Les autres policiers, notamment Nadine, sont eux aussi des figures tragiques de cet effondrement. Nadine, perdue dans ses propres tourments, n’a plus la force de croire en quoi que ce soit. Sa désillusion, son cynisme croissant face aux horreurs qu’elle doit affronter, font d’elle une figure pasolinienne par excellence : une femme qui, face à la brutalité de la vie, a perdu tout sens de la justice ou de l’espoir. Mais ce cynisme, loin d’être une posture, est une réponse organique à l’inhumanité du monde qui l’entoure.

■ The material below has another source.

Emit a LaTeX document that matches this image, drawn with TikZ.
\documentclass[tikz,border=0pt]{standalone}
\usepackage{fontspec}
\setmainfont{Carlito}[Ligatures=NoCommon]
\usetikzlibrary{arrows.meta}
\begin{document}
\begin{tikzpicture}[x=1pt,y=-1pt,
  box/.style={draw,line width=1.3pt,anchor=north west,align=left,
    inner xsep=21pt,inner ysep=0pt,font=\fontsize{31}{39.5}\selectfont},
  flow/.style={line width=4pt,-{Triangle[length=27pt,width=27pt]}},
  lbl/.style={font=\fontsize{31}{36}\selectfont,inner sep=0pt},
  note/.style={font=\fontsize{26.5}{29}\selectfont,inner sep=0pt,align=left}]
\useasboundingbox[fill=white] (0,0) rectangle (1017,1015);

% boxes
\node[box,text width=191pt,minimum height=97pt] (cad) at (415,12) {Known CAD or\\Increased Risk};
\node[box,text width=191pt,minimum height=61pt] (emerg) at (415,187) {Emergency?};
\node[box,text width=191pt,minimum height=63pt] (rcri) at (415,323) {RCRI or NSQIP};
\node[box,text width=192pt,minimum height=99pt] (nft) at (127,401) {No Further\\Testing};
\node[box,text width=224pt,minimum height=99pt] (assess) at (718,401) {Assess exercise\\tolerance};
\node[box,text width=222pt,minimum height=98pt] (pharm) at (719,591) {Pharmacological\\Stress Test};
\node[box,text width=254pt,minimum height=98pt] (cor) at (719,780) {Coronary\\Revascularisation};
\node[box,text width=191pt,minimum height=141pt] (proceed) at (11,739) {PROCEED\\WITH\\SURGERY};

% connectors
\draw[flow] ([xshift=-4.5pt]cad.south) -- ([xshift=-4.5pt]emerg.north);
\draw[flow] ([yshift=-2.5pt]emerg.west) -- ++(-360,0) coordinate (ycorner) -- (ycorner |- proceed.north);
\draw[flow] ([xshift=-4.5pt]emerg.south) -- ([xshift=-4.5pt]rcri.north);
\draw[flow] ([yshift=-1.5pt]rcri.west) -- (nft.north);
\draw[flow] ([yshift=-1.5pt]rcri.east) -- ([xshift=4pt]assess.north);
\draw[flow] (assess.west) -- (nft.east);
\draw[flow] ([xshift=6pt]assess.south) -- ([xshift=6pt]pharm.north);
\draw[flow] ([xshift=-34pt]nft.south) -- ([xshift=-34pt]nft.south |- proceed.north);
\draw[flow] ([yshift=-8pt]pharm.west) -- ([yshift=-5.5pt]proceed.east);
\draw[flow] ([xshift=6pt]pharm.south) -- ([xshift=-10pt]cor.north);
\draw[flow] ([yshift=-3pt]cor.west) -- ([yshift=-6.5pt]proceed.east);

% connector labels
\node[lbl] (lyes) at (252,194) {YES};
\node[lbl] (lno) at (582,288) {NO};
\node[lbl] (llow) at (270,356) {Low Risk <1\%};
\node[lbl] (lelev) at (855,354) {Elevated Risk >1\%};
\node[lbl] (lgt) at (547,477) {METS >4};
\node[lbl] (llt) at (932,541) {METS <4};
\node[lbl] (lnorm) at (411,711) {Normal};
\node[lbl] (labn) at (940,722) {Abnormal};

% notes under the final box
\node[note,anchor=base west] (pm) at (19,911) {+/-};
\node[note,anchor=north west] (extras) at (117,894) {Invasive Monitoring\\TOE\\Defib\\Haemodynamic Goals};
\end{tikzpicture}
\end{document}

Le corps, lieu du sacré et de la profanation
Maïwenn filme les corps avec une attention presque religieuse. Les corps des enfants abusés, des parents désespérés, des policiers épuisés, tout est montré avec une frontalité qui rappelle l’esthétique néoréaliste. Mais ces corps ne sont plus des lieux de transcendance ou de révolte. Ils sont des lieux de souffrance, de profanation. Le corps dans Polisse est à la fois le lieu où s’inscrit la violence sociale et le seul espace où subsiste une forme de vérité. Les policiers eux-mêmes, dans leur manière maladroite d’exprimer leurs émotions à travers leurs gestes, leurs colères, leurs rires nerveux, révèlent cette incapacité à sublimer ce qu’ils vivent autrement que par le corps.

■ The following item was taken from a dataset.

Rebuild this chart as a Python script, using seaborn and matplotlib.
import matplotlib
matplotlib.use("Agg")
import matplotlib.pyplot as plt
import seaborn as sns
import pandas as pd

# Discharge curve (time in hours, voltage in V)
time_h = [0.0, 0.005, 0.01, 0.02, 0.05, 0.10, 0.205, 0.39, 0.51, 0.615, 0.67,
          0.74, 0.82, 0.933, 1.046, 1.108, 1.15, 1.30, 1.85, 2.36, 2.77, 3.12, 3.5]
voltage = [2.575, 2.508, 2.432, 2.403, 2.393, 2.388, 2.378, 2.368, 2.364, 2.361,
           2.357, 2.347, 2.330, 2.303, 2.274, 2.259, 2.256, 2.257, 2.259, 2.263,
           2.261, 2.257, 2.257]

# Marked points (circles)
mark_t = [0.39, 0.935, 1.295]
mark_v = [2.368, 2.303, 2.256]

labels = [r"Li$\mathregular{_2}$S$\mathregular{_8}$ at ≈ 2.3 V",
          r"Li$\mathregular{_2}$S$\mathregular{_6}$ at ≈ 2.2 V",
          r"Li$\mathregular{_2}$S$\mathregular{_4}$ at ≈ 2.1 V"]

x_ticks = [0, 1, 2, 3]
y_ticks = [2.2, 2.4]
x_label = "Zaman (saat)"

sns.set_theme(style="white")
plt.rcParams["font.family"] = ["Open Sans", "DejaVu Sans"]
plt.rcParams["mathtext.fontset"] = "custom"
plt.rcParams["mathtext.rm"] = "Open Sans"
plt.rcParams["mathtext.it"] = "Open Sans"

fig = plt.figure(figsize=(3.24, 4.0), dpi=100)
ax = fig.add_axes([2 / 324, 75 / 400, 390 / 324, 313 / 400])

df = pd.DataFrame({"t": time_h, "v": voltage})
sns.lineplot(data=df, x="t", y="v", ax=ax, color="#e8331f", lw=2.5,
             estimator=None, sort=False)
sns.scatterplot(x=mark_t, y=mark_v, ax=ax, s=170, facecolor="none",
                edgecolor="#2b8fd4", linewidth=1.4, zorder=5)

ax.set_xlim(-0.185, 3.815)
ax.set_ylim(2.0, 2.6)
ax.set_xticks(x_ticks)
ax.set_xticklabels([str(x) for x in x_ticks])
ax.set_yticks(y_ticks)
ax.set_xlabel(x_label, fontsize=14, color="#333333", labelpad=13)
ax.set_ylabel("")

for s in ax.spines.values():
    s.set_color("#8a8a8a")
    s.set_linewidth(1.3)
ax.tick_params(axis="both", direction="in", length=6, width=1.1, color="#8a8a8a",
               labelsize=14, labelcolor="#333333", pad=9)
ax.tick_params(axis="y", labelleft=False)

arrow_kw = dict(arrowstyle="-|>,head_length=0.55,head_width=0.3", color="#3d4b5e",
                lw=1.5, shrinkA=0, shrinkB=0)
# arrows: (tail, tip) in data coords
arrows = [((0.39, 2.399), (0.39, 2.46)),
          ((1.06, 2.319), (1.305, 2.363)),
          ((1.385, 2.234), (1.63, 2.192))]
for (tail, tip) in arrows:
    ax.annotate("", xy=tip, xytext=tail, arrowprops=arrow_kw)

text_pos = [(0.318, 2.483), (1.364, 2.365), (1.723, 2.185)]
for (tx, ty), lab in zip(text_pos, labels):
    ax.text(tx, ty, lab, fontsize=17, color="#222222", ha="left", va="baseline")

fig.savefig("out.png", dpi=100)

Le corps devient ainsi un vecteur paradoxal dans Polisse. Il est à la fois le lieu de l’abandon (celui des enfants) et celui de la résistance, de la survie (celui des policiers). Maïwenn nous montre que dans un monde où tout s’effondre – la morale, le langage, l’autorité – il ne reste que les corps pour témoigner de la réalité. Mais ces corps sont eux aussi condamnés à la dégradation, au dépérissement. Il n’y a pas de sacralité dans Polisse, il n’y a que des vestiges de ce qui aurait pu être sacré, mais qui a été détruit par la violence du monde moderne.
La société contemporaine : une Rome en ruine
Comme je l’ai souvent dit, la modernité est une Rome en ruine, une civilisation qui a perdu tout lien avec ses valeurs originelles, qui se consume dans le vide. Polisse est l’illustration parfaite de cet effondrement. Maïwenn filme la société contemporaine comme un champ de ruines, où les structures sociales – la famille, l’État, la justice – sont des reliques mortes. La brigade de protection, censée être un rempart contre la barbarie, est en réalité une institution vidée de sa substance, incapable de protéger qui que ce soit.
Les policiers eux-mêmes, loin d’incarner une quelconque autorité, sont des figures fragiles, en équilibre sur le bord du précipice. Ils ne croient plus en leur mission, et à travers eux, c’est la société tout entière qui semble avoir renoncé à elle-même. La société de Polisse n’est plus capable de se défendre, elle est devenue son propre bourreau, et c’est précisément cette auto-destruction que Maïwenn capte avec une justesse effrayante.
Un film de la fin des temps
Polisse est un film de la fin des temps, un film où l’effondrement de la société n’est pas à venir, mais déjà en cours. Maïwenn ne nous offre aucune rédemption, aucune sortie de secours. Elle nous laisse face à ce monde dévasté, ce monde où les institutions ne sont plus que des simulacres, où les êtres humains ne sont plus que des fragments de leurs anciennes grandeurs. C’est une œuvre sombre, radicale, qui ne cherche pas à plaire, mais à exposer avec brutalité cette vérité dérangeante : la société moderne est une machine à détruire l’innocence, et ceux qui tentent de la protéger sont eux-mêmes condamnés à en subir les conséquences.